## begin SOURCE EXCERPT

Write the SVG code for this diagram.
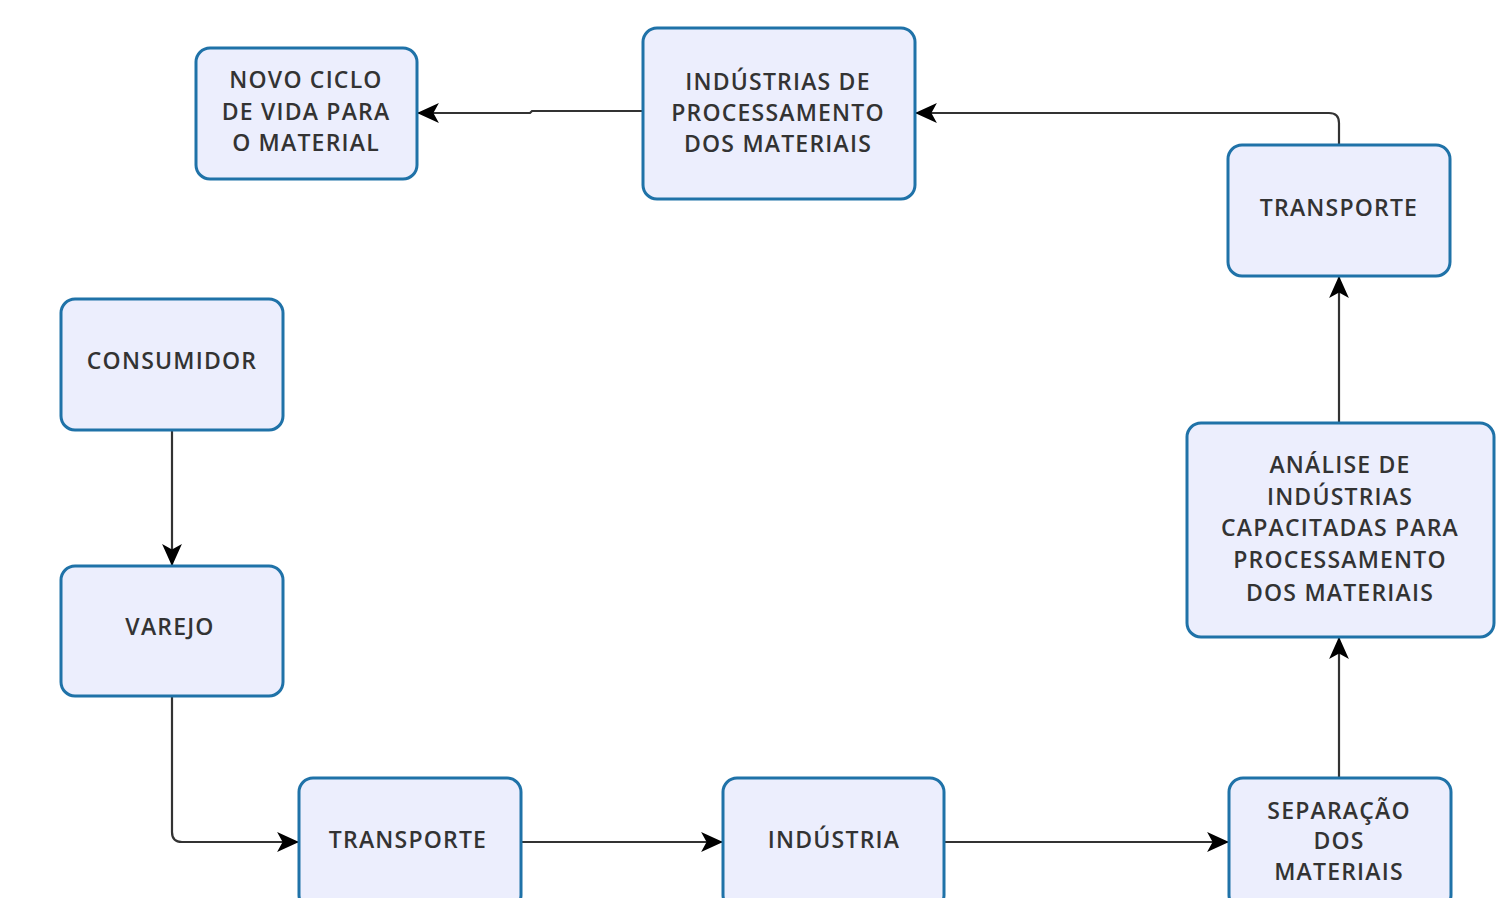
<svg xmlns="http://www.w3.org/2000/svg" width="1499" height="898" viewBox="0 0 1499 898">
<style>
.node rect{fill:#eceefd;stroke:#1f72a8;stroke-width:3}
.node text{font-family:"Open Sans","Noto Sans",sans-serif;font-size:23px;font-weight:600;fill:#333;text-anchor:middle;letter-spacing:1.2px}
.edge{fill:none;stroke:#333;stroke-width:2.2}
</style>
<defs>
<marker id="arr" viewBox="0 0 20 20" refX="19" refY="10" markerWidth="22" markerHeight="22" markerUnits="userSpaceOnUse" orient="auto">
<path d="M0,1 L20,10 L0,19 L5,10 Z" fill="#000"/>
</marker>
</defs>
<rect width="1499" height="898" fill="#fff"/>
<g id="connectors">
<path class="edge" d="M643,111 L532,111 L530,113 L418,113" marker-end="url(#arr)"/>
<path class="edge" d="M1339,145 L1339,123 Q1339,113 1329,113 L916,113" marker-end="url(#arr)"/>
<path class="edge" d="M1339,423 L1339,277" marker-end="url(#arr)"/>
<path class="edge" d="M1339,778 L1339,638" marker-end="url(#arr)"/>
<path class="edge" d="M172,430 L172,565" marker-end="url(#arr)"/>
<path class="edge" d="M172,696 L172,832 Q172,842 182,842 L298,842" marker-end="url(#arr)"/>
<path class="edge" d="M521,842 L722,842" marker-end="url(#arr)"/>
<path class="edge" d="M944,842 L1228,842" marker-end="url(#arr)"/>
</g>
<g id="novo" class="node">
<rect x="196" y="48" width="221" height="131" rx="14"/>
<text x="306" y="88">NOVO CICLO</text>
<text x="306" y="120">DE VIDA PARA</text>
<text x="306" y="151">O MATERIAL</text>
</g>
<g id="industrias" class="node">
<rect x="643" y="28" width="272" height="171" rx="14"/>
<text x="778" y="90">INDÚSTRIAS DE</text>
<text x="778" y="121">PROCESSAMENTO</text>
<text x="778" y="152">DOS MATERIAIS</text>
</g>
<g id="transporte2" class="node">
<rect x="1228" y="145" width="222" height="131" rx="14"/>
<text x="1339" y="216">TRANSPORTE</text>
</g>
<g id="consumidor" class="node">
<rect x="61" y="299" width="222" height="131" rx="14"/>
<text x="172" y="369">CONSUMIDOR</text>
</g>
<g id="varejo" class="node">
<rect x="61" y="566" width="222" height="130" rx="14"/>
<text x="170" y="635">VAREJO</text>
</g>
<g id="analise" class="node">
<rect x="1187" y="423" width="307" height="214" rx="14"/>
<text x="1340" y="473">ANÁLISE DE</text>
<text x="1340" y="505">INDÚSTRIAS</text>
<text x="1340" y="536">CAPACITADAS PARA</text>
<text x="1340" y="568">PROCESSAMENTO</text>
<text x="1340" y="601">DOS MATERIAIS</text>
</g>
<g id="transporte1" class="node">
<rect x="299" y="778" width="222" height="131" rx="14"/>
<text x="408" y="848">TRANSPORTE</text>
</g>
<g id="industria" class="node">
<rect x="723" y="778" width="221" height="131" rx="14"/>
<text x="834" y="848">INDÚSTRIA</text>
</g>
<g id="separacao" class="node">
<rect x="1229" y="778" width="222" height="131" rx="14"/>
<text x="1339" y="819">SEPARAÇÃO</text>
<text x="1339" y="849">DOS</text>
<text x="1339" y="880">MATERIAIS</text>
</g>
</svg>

## end SOURCE EXCERPT

> **TASK TO CARRY OUT**
Copy each line above precisely, dropping the pictures.

> **CORRECT RESULT**
Write the SVG code for this diagram.
<svg xmlns="http://www.w3.org/2000/svg" width="1499" height="898" viewBox="0 0 1499 898">
<style>
.node rect{fill:#eceefd;stroke:#1f72a8;stroke-width:3}
.node text{font-family:"Open Sans","Noto Sans",sans-serif;font-size:23px;font-weight:600;fill:#333;text-anchor:middle;letter-spacing:1.2px}
.edge{fill:none;stroke:#333;stroke-width:2.2}
</style>
<defs>
<marker id="arr" viewBox="0 0 20 20" refX="19" refY="10" markerWidth="22" markerHeight="22" markerUnits="userSpaceOnUse" orient="auto">
<path d="M0,1 L20,10 L0,19 L5,10 Z" fill="#000"/>
</marker>
</defs>
<rect width="1499" height="898" fill="#fff"/>
<g id="connectors">
<path class="edge" d="M643,111 L532,111 L530,113 L418,113" marker-end="url(#arr)"/>
<path class="edge" d="M1339,145 L1339,123 Q1339,113 1329,113 L916,113" marker-end="url(#arr)"/>
<path class="edge" d="M1339,423 L1339,277" marker-end="url(#arr)"/>
<path class="edge" d="M1339,778 L1339,638" marker-end="url(#arr)"/>
<path class="edge" d="M172,430 L172,565" marker-end="url(#arr)"/>
<path class="edge" d="M172,696 L172,832 Q172,842 182,842 L298,842" marker-end="url(#arr)"/>
<path class="edge" d="M521,842 L722,842" marker-end="url(#arr)"/>
<path class="edge" d="M944,842 L1228,842" marker-end="url(#arr)"/>
</g>
<g id="novo" class="node">
<rect x="196" y="48" width="221" height="131" rx="14"/>
<text x="306" y="88">NOVO CICLO</text>
<text x="306" y="120">DE VIDA PARA</text>
<text x="306" y="151">O MATERIAL</text>
</g>
<g id="industrias" class="node">
<rect x="643" y="28" width="272" height="171" rx="14"/>
<text x="778" y="90">INDÚSTRIAS DE</text>
<text x="778" y="121">PROCESSAMENTO</text>
<text x="778" y="152">DOS MATERIAIS</text>
</g>
<g id="transporte2" class="node">
<rect x="1228" y="145" width="222" height="131" rx="14"/>
<text x="1339" y="216">TRANSPORTE</text>
</g>
<g id="consumidor" class="node">
<rect x="61" y="299" width="222" height="131" rx="14"/>
<text x="172" y="369">CONSUMIDOR</text>
</g>
<g id="varejo" class="node">
<rect x="61" y="566" width="222" height="130" rx="14"/>
<text x="170" y="635">VAREJO</text>
</g>
<g id="analise" class="node">
<rect x="1187" y="423" width="307" height="214" rx="14"/>
<text x="1340" y="473">ANÁLISE DE</text>
<text x="1340" y="505">INDÚSTRIAS</text>
<text x="1340" y="536">CAPACITADAS PARA</text>
<text x="1340" y="568">PROCESSAMENTO</text>
<text x="1340" y="601">DOS MATERIAIS</text>
</g>
<g id="transporte1" class="node">
<rect x="299" y="778" width="222" height="131" rx="14"/>
<text x="408" y="848">TRANSPORTE</text>
</g>
<g id="industria" class="node">
<rect x="723" y="778" width="221" height="131" rx="14"/>
<text x="834" y="848">INDÚSTRIA</text>
</g>
<g id="separacao" class="node">
<rect x="1229" y="778" width="222" height="131" rx="14"/>
<text x="1339" y="819">SEPARAÇÃO</text>
<text x="1339" y="849">DOS</text>
<text x="1339" y="880">MATERIAIS</text>
</g>
</svg>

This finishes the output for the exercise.